↓↓↓
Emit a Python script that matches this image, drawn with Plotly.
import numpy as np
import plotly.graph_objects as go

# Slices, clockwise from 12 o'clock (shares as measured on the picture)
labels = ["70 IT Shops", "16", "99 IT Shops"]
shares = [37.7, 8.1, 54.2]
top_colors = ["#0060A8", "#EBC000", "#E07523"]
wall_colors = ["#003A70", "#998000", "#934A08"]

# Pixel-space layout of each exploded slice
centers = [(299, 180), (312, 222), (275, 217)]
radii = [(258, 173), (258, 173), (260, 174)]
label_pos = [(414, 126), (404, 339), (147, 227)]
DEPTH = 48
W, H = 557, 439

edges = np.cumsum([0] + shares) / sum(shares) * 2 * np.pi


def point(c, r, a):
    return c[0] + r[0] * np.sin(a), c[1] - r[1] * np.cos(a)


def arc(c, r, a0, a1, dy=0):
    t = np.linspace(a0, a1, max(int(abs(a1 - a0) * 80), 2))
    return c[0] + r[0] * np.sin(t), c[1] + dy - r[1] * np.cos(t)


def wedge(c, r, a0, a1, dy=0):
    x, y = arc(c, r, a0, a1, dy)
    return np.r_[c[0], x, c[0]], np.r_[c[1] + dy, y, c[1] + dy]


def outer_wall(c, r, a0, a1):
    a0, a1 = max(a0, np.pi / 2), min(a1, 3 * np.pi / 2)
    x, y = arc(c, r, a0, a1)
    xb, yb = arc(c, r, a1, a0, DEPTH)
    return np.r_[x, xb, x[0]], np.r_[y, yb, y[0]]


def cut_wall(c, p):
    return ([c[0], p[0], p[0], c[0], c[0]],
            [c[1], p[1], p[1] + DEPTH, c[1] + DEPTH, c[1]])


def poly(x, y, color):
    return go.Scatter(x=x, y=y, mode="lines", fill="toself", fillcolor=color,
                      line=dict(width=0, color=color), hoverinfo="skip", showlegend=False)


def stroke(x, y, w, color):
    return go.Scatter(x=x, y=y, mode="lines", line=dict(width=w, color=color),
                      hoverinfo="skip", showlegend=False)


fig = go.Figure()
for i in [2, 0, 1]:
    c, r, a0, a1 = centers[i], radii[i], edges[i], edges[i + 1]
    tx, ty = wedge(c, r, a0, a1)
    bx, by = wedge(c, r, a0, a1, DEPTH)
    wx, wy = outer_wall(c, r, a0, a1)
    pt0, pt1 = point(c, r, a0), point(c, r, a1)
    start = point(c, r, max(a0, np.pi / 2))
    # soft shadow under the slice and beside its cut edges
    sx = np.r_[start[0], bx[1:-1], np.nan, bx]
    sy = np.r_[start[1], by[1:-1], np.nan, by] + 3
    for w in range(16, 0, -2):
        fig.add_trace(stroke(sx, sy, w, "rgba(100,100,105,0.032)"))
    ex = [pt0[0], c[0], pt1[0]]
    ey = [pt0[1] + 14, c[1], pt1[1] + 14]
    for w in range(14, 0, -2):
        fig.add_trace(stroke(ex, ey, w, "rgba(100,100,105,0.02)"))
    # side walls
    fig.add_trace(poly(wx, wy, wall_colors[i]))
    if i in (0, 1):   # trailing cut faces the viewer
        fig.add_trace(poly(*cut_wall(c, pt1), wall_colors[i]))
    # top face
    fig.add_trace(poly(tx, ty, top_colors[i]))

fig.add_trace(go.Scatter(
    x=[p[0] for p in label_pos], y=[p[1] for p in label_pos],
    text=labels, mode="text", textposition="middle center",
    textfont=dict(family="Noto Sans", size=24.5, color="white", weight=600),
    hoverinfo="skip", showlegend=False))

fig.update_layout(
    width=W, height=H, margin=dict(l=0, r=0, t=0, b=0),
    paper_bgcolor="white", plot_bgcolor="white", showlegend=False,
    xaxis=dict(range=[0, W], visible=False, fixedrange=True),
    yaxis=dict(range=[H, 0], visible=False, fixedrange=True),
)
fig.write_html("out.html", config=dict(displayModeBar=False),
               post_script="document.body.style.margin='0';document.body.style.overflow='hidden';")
↑↑↑
↓↓↓
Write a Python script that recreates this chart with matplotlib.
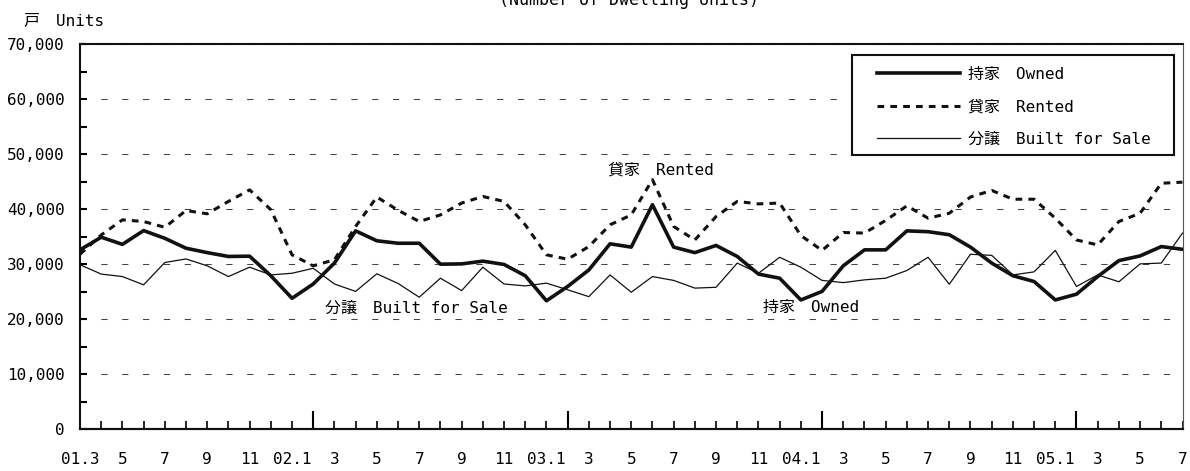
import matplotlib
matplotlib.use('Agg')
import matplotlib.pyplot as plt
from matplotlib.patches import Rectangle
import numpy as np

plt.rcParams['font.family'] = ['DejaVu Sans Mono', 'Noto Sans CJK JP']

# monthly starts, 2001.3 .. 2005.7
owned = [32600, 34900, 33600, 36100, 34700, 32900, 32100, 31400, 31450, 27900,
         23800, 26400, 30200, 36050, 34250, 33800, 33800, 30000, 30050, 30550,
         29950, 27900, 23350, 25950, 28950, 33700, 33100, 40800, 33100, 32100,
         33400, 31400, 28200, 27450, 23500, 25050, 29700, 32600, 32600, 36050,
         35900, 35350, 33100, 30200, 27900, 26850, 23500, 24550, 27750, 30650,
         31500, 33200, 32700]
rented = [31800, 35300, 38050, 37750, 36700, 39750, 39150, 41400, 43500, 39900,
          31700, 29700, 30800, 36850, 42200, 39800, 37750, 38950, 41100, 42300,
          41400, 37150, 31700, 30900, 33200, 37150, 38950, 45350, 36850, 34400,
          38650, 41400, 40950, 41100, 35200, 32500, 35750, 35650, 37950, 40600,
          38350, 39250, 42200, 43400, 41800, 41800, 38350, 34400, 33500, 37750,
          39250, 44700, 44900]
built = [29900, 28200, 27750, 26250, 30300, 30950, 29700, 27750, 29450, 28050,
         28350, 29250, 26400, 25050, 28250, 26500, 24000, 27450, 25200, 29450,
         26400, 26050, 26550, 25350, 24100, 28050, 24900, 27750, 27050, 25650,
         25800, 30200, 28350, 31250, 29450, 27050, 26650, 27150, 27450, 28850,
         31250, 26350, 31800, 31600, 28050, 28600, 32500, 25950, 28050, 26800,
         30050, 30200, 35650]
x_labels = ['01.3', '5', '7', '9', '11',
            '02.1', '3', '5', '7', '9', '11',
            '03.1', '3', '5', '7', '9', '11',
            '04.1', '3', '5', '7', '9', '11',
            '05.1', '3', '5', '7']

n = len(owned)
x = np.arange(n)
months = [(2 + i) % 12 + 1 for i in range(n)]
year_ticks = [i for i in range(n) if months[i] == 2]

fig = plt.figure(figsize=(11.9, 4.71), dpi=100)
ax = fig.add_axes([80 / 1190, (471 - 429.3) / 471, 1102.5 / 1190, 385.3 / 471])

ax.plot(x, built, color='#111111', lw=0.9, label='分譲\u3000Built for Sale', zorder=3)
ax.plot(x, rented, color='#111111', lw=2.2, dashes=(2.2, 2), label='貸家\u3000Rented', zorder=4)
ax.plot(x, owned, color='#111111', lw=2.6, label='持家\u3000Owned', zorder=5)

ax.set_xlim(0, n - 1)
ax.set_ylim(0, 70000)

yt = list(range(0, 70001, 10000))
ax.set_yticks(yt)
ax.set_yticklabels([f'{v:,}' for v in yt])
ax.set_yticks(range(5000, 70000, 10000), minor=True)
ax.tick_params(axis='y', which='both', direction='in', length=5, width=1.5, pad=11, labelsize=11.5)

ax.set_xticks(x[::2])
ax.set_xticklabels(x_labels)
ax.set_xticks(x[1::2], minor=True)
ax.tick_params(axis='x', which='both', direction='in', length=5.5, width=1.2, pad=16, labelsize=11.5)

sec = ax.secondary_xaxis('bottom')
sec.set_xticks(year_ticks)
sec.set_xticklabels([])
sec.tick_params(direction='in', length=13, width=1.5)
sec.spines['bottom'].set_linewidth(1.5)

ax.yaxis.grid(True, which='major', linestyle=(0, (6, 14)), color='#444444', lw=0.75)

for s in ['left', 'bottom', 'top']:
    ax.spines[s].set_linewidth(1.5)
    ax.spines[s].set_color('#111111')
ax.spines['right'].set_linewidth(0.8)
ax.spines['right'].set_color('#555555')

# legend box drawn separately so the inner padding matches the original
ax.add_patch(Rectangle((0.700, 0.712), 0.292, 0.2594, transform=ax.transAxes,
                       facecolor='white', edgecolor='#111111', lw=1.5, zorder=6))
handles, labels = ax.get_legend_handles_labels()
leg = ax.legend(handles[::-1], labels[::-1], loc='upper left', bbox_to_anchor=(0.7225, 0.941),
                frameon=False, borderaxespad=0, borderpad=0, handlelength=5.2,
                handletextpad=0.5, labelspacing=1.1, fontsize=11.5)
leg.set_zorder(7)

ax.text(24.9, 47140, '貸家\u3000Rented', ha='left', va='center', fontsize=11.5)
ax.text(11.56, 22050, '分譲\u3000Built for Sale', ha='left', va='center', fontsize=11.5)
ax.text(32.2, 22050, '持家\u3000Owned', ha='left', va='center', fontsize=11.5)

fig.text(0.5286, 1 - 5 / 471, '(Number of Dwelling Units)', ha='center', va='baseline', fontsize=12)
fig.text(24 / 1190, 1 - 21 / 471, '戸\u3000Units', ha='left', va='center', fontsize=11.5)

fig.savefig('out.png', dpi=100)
↑↑↑
Give only the lines from the one with "Write a Python" to the one with "plt.rcParams['font.family'] = ['DejaVu", both included, again and exactly; leave the images out.

> _OUTPUT OF THE EXERCISE_
Write a Python script that recreates this chart with matplotlib.
import matplotlib
matplotlib.use('Agg')
import matplotlib.pyplot as plt
from matplotlib.patches import Rectangle
import numpy as np

plt.rcParams['font.family'] = ['DejaVu Sans Mono', 'Noto Sans CJK JP']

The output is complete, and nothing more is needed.